Obama Will Sign Measure Allowing Iran Deal to Be Reviewed

United States President Barack Obama announced on Friday a measure allowing the U.S. Congress to review a deal that concerns the nuclear program of Iran was a compromise he had planned to sign and expressed confidence it would not do anything to derail discussions with Tehran.

In a news conference at the White House Obama and fellow Democrats said, they had agreed to protect the measure from any poison pills amendments tilting it toward attempting to kill the agreement with Iran.

On Tuesday, the White House announced it would sign the measure and has reassured its negotiating partners. Talks have been aimed at curbing the nuclear program of Iran in exchange for lifting economic sanctions.

Obama said that assuming the bill that lands on his desk is what the Democratic Senators agreed to, he will sign it.

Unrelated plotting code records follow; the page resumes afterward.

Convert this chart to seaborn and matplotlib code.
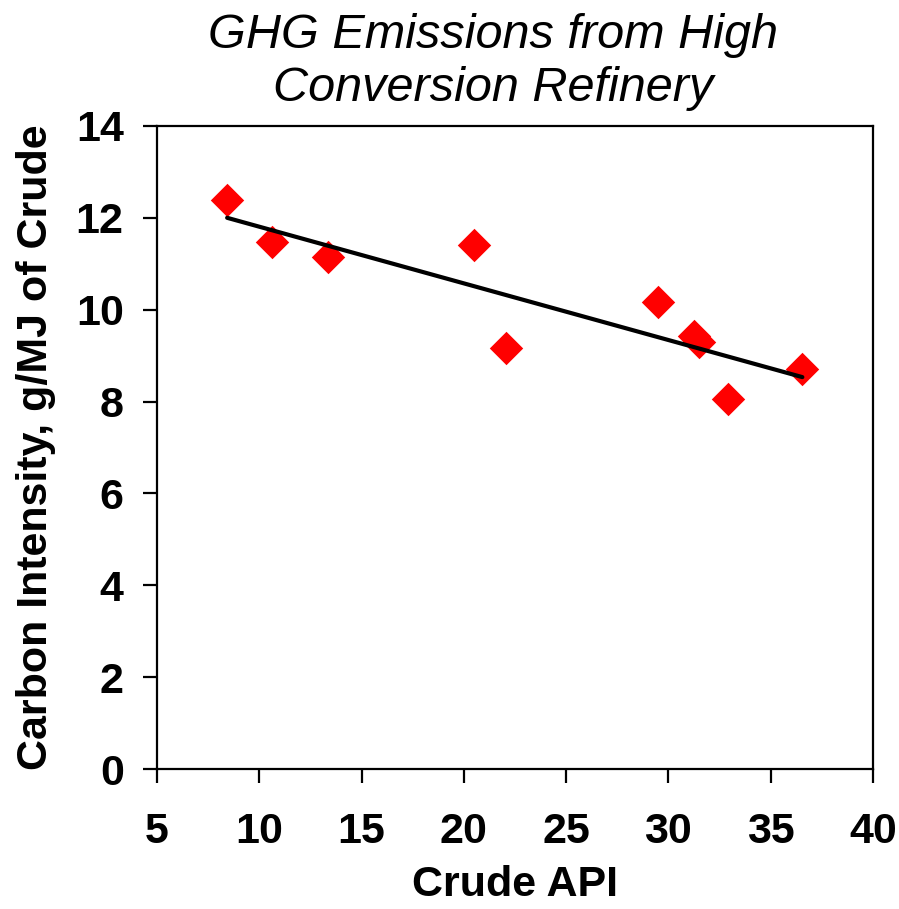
import matplotlib
matplotlib.use("Agg")
import matplotlib.pyplot as plt
import seaborn as sns
import pandas as pd

# values
crude_api = [8.43, 10.6, 13.35, 20.5, 22.05, 29.5, 31.25, 31.5, 32.9, 36.55]
carbon_intensity = [12.39, 11.48, 11.14, 11.40, 9.17, 10.17, 9.42, 9.30, 8.05, 8.70]

x_ticks = [5, 10, 15, 20, 25, 30, 35, 40]
y_ticks = [0, 2, 4, 6, 8, 10, 12, 14]

df = pd.DataFrame({"api": crude_api, "ci": carbon_intensity})

sns.set_style("white")
plt.rcParams["font.family"] = ["Liberation Sans", "DejaVu Sans"]
plt.rcParams["text.color"] = "black"
plt.rcParams["axes.labelcolor"] = "black"
plt.rcParams["xtick.color"] = "black"
plt.rcParams["ytick.color"] = "black"

fig = plt.figure(figsize=(8.99, 9.09), dpi=100)
ax = fig.add_axes([0.1746, 0.154, 0.7964, 0.7074])

sns.regplot(data=df, x="api", y="ci", ci=None, ax=ax, truncate=True,
            scatter=False, line_kws={"color": "black", "linewidth": 3})
sns.scatterplot(data=df, x="api", y="ci", ax=ax, marker="D", s=290,
                color="#ff0000", linewidth=0, zorder=1)

ax.set_xlim(5, 40)
ax.set_ylim(0, 14)
ax.set_xticks(x_ticks)
ax.set_yticks(y_ticks)
ax.tick_params(axis="both", direction="out", length=10, width=1.6,
               labelsize=31, color="black", labelcolor="black")
ax.tick_params(axis="x", pad=21, bottom=True)
ax.tick_params(axis="y", pad=14, left=True)
for lbl in ax.get_xticklabels() + ax.get_yticklabels():
    lbl.set_fontweight("bold")
for sp in ax.spines.values():
    sp.set_color("black")
    sp.set_linewidth(1.6)

ax.set_xlabel("Crude API", fontsize=31, fontweight="bold", labelpad=9,
              color="black")
ax.set_ylabel("Carbon Intensity, g/MJ of Crude", fontsize=31,
              fontweight="bold", labelpad=14, color="black")

fig.text(493 / 899, 1 - 62 / 909, "GHG Emissions from High\nConversion Refinery",
         ha="center", va="center", fontsize=35, fontstyle="italic",
         linespacing=1.22, color="black")

fig.savefig("out.png", dpi=100, facecolor="white")
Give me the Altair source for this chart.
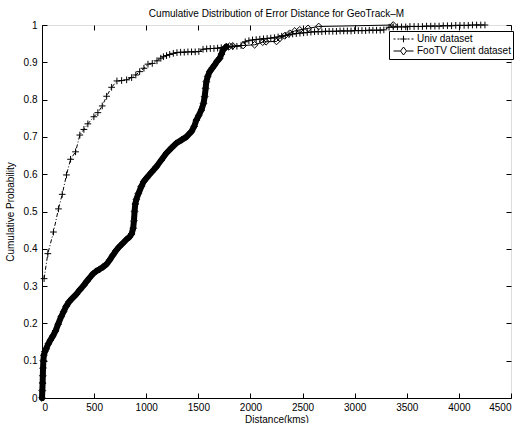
import altair as alt
import pandas as pd

# ---------------- data ----------------
univ_dist = [20, 56, 110, 158, 194, 235, 274, 322, 363, 402, 440, 498, 536, 578, 620, 668,
             719, 764, 812, 860, 900, 937, 978, 1017, 1058, 1103, 1140, 1165, 1195, 1225,
             1260, 1295, 1330, 1365, 1400, 1435, 1470, 1505, 1545, 1580, 1615, 1650, 1685,
             1720, 1755, 1790, 1830, 1870, 1910, 1950, 1985, 2020, 2055, 2090, 2125, 2160,
             2195, 2230, 2265, 2300, 2335, 2370, 2405, 2440, 2475, 2510, 2545, 2580, 2615,
             2650, 2685, 2720, 2755, 2790, 2825, 2860, 2895, 2930, 2965, 3000, 3035, 3070,
             3105, 3140, 3175, 3210, 3245, 3280, 3330, 3370, 3410, 3450, 3490, 3530, 3570,
             3610, 3650, 3690, 3730, 3770, 3810, 3850, 3890, 3930, 3970, 4010, 4050, 4090,
             4130, 4170, 4210, 4250]
univ_prob = [0.320, 0.387, 0.445, 0.507, 0.546, 0.598, 0.640, 0.660, 0.705, 0.720, 0.735,
             0.754, 0.765, 0.783, 0.809, 0.833, 0.850, 0.851, 0.853, 0.859, 0.866, 0.875,
             0.884, 0.895, 0.897, 0.904, 0.911, 0.915, 0.918, 0.921, 0.924, 0.926, 0.927,
             0.927, 0.928, 0.928, 0.928, 0.929, 0.935, 0.936, 0.937, 0.937, 0.938, 0.939,
             0.940, 0.941, 0.942, 0.943, 0.945, 0.955, 0.958, 0.960, 0.961, 0.962, 0.963,
             0.964, 0.965, 0.966, 0.968, 0.970, 0.972, 0.974, 0.976, 0.977, 0.978, 0.979,
             0.980, 0.981, 0.982, 0.982, 0.982, 0.983, 0.983, 0.983, 0.983, 0.984, 0.984,
             0.984, 0.984, 0.985, 0.985, 0.985, 0.985, 0.986, 0.986, 0.986, 0.986, 0.987,
             0.994, 0.995, 0.995, 0.995, 0.995, 0.996, 0.996, 0.996, 0.996, 0.997, 0.997,
             0.997, 0.997, 0.998, 0.998, 0.998, 0.999, 0.999, 0.999, 0.999, 1.0, 1.0, 1.0, 1.0]

foo_dist = [0, 3, 6, 8, 10, 13, 18, 28, 40, 60, 80, 104, 130, 155, 184, 208, 232, 260, 290,
            328, 360, 400, 430, 456, 490, 520, 552, 585, 617, 650, 680, 710, 740, 776, 810,
            840, 860, 875, 882, 888, 895, 905, 925, 953, 975, 1001, 1050, 1097, 1145, 1193,
            1240, 1289, 1340, 1385, 1433, 1460, 1481, 1505, 1529, 1550, 1561, 1570, 1577,
            1590, 1609, 1635, 1657, 1680, 1705, 1722, 1737, 1769,
            1800, 1830, 1930, 2040, 2118, 2150, 2250, 2281, 2329, 2377, 2425, 2473, 2553,
            2655, 3370]
foo_prob = [0.0, 0.02, 0.04, 0.06, 0.08, 0.10, 0.115, 0.125, 0.132, 0.145, 0.155, 0.166,
            0.180, 0.198, 0.218, 0.232, 0.246, 0.258, 0.267, 0.278, 0.289, 0.302, 0.313,
            0.322, 0.333, 0.340, 0.345, 0.351, 0.358, 0.370, 0.383, 0.395, 0.405, 0.415,
            0.425, 0.432, 0.440, 0.455, 0.475, 0.500, 0.520, 0.532, 0.548, 0.567, 0.580,
            0.589, 0.605, 0.620, 0.638, 0.656, 0.670, 0.683, 0.692, 0.700, 0.714, 0.728,
            0.745, 0.758, 0.772, 0.790, 0.808, 0.830, 0.848, 0.862, 0.875, 0.885, 0.893,
            0.903, 0.911, 0.922, 0.933, 0.942,
            0.943, 0.944, 0.945, 0.947, 0.954, 0.955, 0.956, 0.964, 0.971, 0.978, 0.984,
            0.987, 0.991, 0.996, 1.0]

series_names = ["Univ dataset", "FooTV Client dataset"]
x_ticks = [0, 500, 1000, 1500, 2000, 2500, 3000, 3500, 4000, 4500]
y_ticks = [0, 0.1, 0.2, 0.3, 0.4, 0.5, 0.6, 0.7, 0.8, 0.9, 1.0]

# ---------------- tables ----------------
univ_df = pd.DataFrame({"dist": univ_dist, "prob": univ_prob, "series": series_names[0]})
foo_df = pd.DataFrame({"dist": foo_dist, "prob": foo_prob, "series": series_names[1]})
all_df = pd.concat([univ_df, foo_df], ignore_index=True)

W, H = 469, 373
FONT = "Liberation Sans"
PLUS = "M-1,0H1M0,-1V1"
LEG_UNIV = "M-1,0H-0.8M-0.6,0H-0.4M0.4,0H0.6M0.8,0H1M-0.33,0H0.33M0,-0.33V0.33"
LEG_FOO = "M-1,0H-0.3M0.3,0H1M-0.3,0L0,-0.4L0.3,0L0,0.4Z"

xs = alt.Scale(domain=[0, 4500], nice=False, zero=False)
ys = alt.Scale(domain=[0, 1], nice=False, zero=False)

tick_common = dict(labels=False, domain=False, ticks=True, tickSize=5, tickColor="black",
                   tickWidth=1, grid=False, title=None)

ax_x_main = alt.Axis(orient="bottom", values=x_ticks, format="d", ticks=False, domain=True,
                     domainColor="black", domainWidth=1, labelFont=FONT, labelFontSize=10,
                     labelColor="black", labelPadding=4, grid=False, title="Distance(kms)",
                     titleFont=FONT, titleFontSize=10, titleFontWeight="normal",
                     titleColor="black", titlePadding=2)
ax_y_main = alt.Axis(orient="left", values=y_ticks, format="~g", ticks=False, domain=True,
                     domainColor="black", domainWidth=1, labelFont=FONT, labelFontSize=10,
                     labelColor="black", labelPadding=5, grid=False,
                     title="Cumulative Probability", titleFont=FONT, titleFontSize=10,
                     titleFontWeight="normal", titleColor="black", titlePadding=8)
ax_x_in_bottom = alt.Axis(orient="top", offset=-H, values=x_ticks, **tick_common)
ax_y_in_left = alt.Axis(orient="right", offset=-W, values=y_ticks, **tick_common)
ax_x_in_top = alt.Axis(orient="bottom", offset=-H, values=x_ticks, **tick_common)
ax_y_in_right = alt.Axis(orient="left", offset=-W, values=y_ticks, **tick_common)

univ_line = alt.Chart(univ_df).mark_line(color="black", strokeWidth=1, strokeDash=[4, 2, 1, 2]).encode(
    x=alt.X("dist:Q", scale=xs, axis=ax_x_main),
    y=alt.Y("prob:Q", scale=ys, axis=ax_y_main),
)

foo_thick = alt.Chart(foo_df).transform_filter(alt.datum.dist <= 1770).mark_line(
    color="black", strokeWidth=6, strokeCap="round", strokeJoin="round").encode(
    x=alt.X("dist:Q", scale=xs, axis=ax_x_in_bottom),
    y=alt.Y("prob:Q", scale=ys, axis=ax_y_in_left),
)

foo_line = alt.Chart(foo_df).mark_line(color="black", strokeWidth=1).encode(
    x=alt.X("dist:Q", scale=xs, axis=ax_x_in_top),
    y=alt.Y("prob:Q", scale=ys, axis=ax_y_in_right),
)

points = alt.Chart(all_df).mark_point(filled=False, color="black", strokeWidth=1, size=45,
                                      opacity=1).encode(
    x=alt.X("dist:Q", scale=xs, axis=None),
    y=alt.Y("prob:Q", scale=ys, axis=None),
    shape=alt.Shape("series:N",
                    scale=alt.Scale(domain=series_names, range=[PLUS, "diamond"]),
                    legend=None),
)

# invisible layer that only carries the legend (line + marker symbols)
legend_layer = alt.Chart(all_df).mark_point(filled=False, color="black", opacity=0).encode(
    x=alt.X("dist:Q", scale=xs, axis=None),
    y=alt.Y("prob:Q", scale=ys, axis=None),
    shape=alt.Shape("series:N",
                    scale=alt.Scale(domain=series_names, range=[LEG_UNIV, LEG_FOO]),
                    legend=alt.Legend(
                        title=None, orient="none", legendX=347, legendY=6,
                        direction="vertical",
                        strokeColor="black", fillColor="white", padding=2,
                        labelFont=FONT, labelFontSize=10, labelColor="black",
                        labelOffset=3, symbolSize=400, symbolStrokeWidth=1,
                        symbolStrokeColor="black", symbolFillColor="transparent",
                        symbolOpacity=1, symbolOffset=2, rowPadding=0, clipHeight=12,
                    )),
)

chart = alt.layer(univ_line, foo_thick, foo_line, points, legend_layer).resolve_axis(
    x="independent", y="independent"
).resolve_scale(shape="independent").resolve_legend(shape="independent").properties(
    width=W, height=H,
    title=alt.Title("Cumulative Distribution of Error Distance for GeoTrack\u2013M",
                    font=FONT, fontSize=10, fontWeight="normal", color="black",
                    anchor="middle", offset=1),
    autosize=alt.AutoSizeParams(type="none"),
    padding={"left": 42, "top": 25, "right": 10, "bottom": 25},
).configure_view(stroke="black", strokeWidth=1).configure(background="white")

chart.save("out.html", embed_options={"renderer": "svg", "actions": False})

After initially balking at intervention by Congress, Obama conceded that U.S. lawmakers would have sufficient power to have the agreement reviewed after both Democrats and Republicans drafted a rare compromise measure.

There were concerns in the White House that the measure would undermine efforts that had been reached with Iran and the agreement would not be signed by June 30. On April 2, the world powers and Iran reached a framework agreement.

The U.S. and Iran differ on how quickly the sanctions would be taken away if the agreement were reached. Iran wants relief immediately but the Obama administration insists that sanctions must be lifted gradually.

Obama played the difference down, saying the big concern is making sure if Iran does not abide by the agreement, the U.S. does not have to jump through too many hoops to reinstate the sanctions.

Regarding Russia’s plans to have a missile defense system delivered to Iran, which had been put on hold following a request from the U.S., Obama said, he was not surprised given the amount of deterioration in the relationship between the U.S. and Russia and the fact their economy was under a great strain and the sale of the defense system was quite substantial.